Come to think about it, there's other features of the Parecon model I like.
* Offers goals to evaluate it with -- and if it fails those goals,
you should reject it, or fix it. (They are: equity,
self-management, diversity, and solidarity.)
* The authors offer you some basic tools to help create your own
damn economic vision. Maybe you like hierarchies, markets, and
state control... and throw in a little public ownership? Knock
yourself out!
<http://www.zmag.org/Instructionals/EconVision/id13.htm>
* Dishonesty thrives in ambiguity and hand-waving. Parecon nails
down its stances. One reason Parecon gets such polarized
responses could be because there's many concrete parts to
attack. Less you say, less you offend.
So, in response to the claim that people don't like to plan food
consumption, a parecon advocate might respond that something like
a supermarket could plausibly spring up. (Like it does under
today's economies, saving consumers the need to haggle.) Then we
can evaluate whether such a store is plausible within parecon.
* Abstractions contain a lot of human experience. When first
learning about radical economic issues, it's nice to get a fairly
rich forest-level view.

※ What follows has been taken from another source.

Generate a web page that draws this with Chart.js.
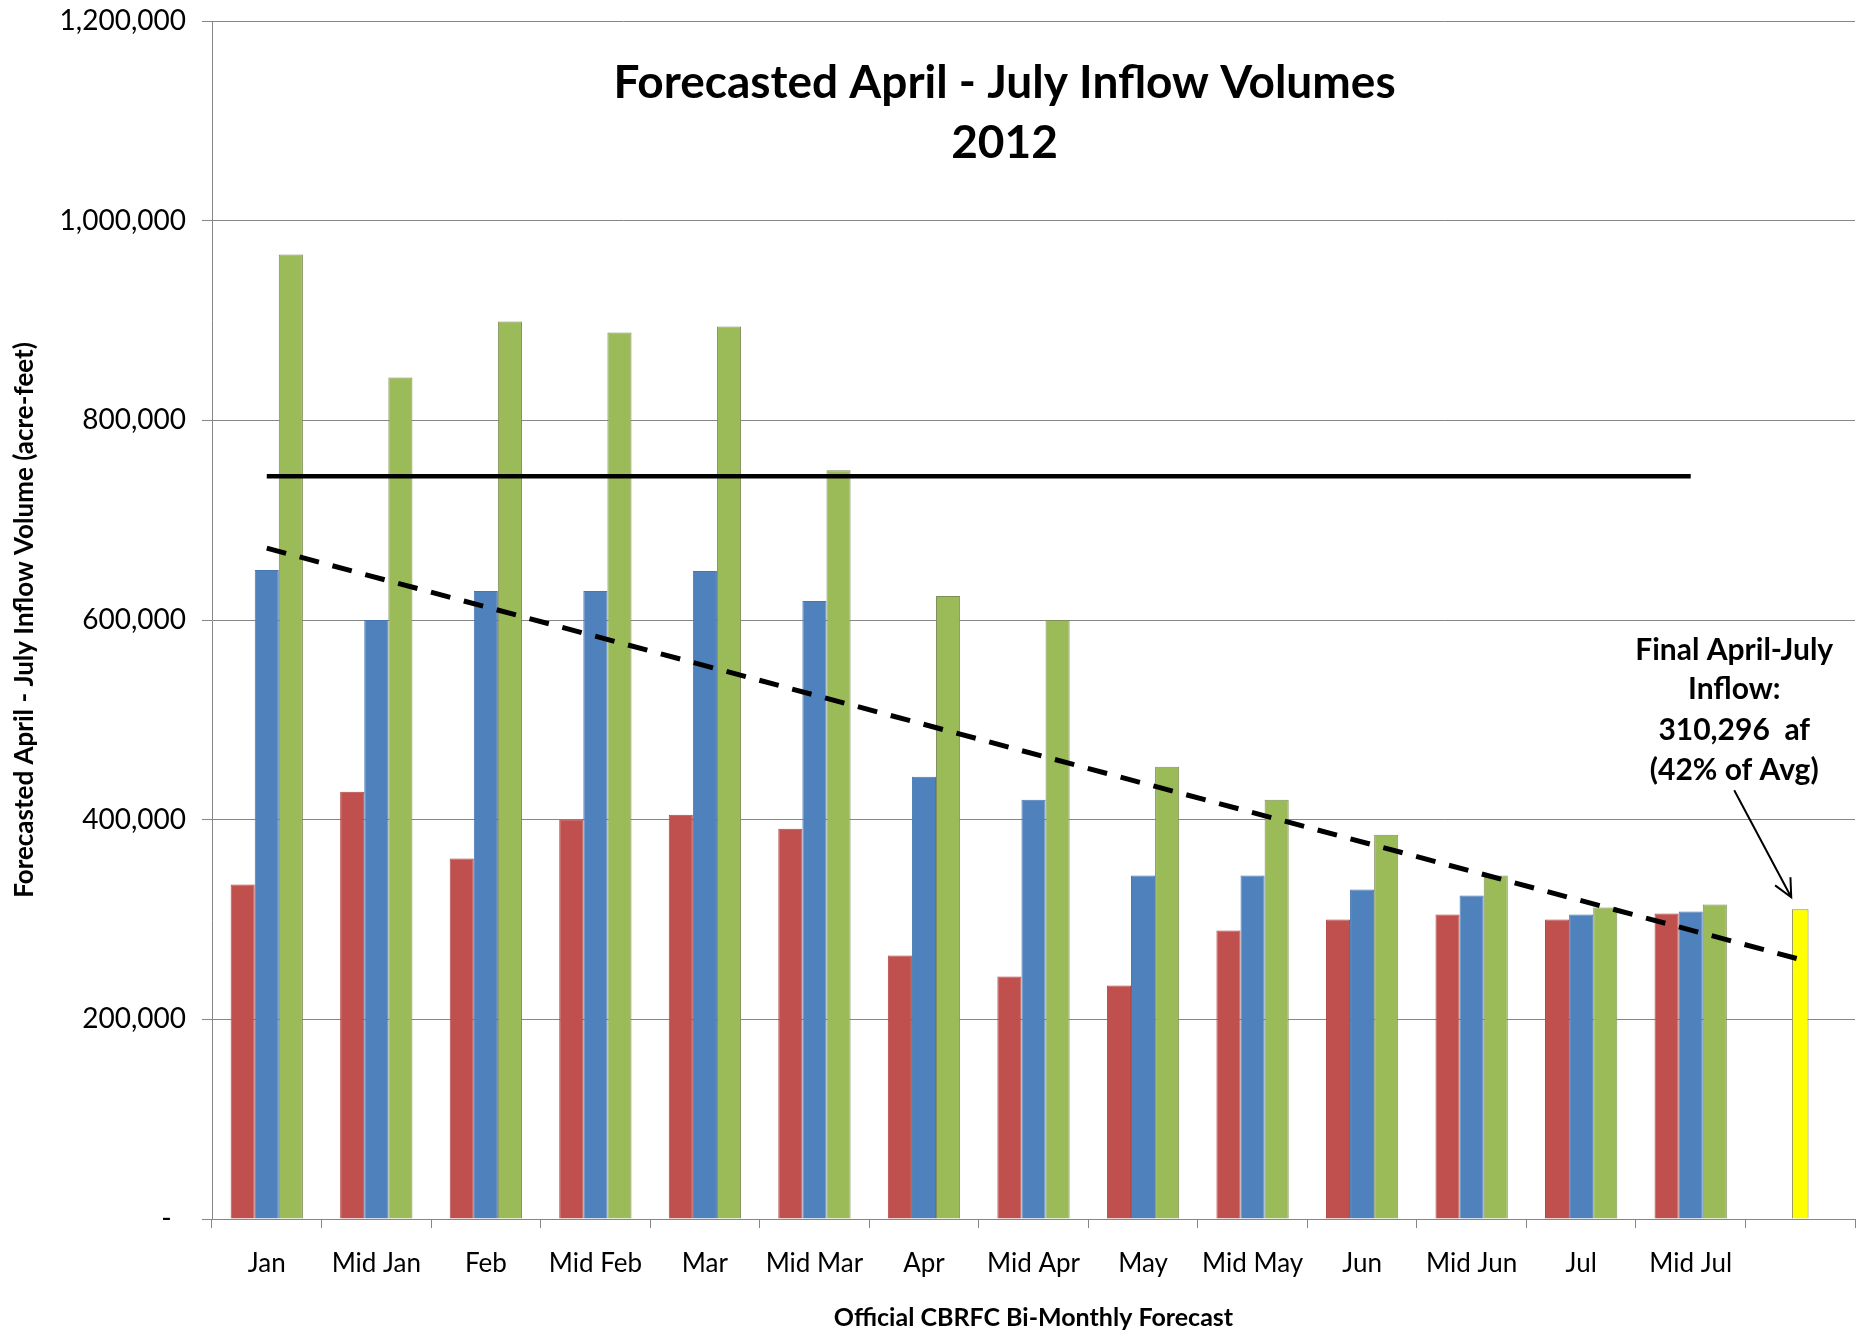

Then you can delve deeper as desired.
* "Premature optimization is the root of all evil."
We can attempt to "prove" things a priori. "This will be too
inefficient." But it's more sensible to just build something and
then see what parts (if any) need to be optimized.
Dictatorship LOOKS efficient.
This is a vital lesson for those building even simple software
systems, not to mention growing complex human relations. Build it
first. Then figure out where the efficiency problems REALLY come
from. Probably won't be where you guessed.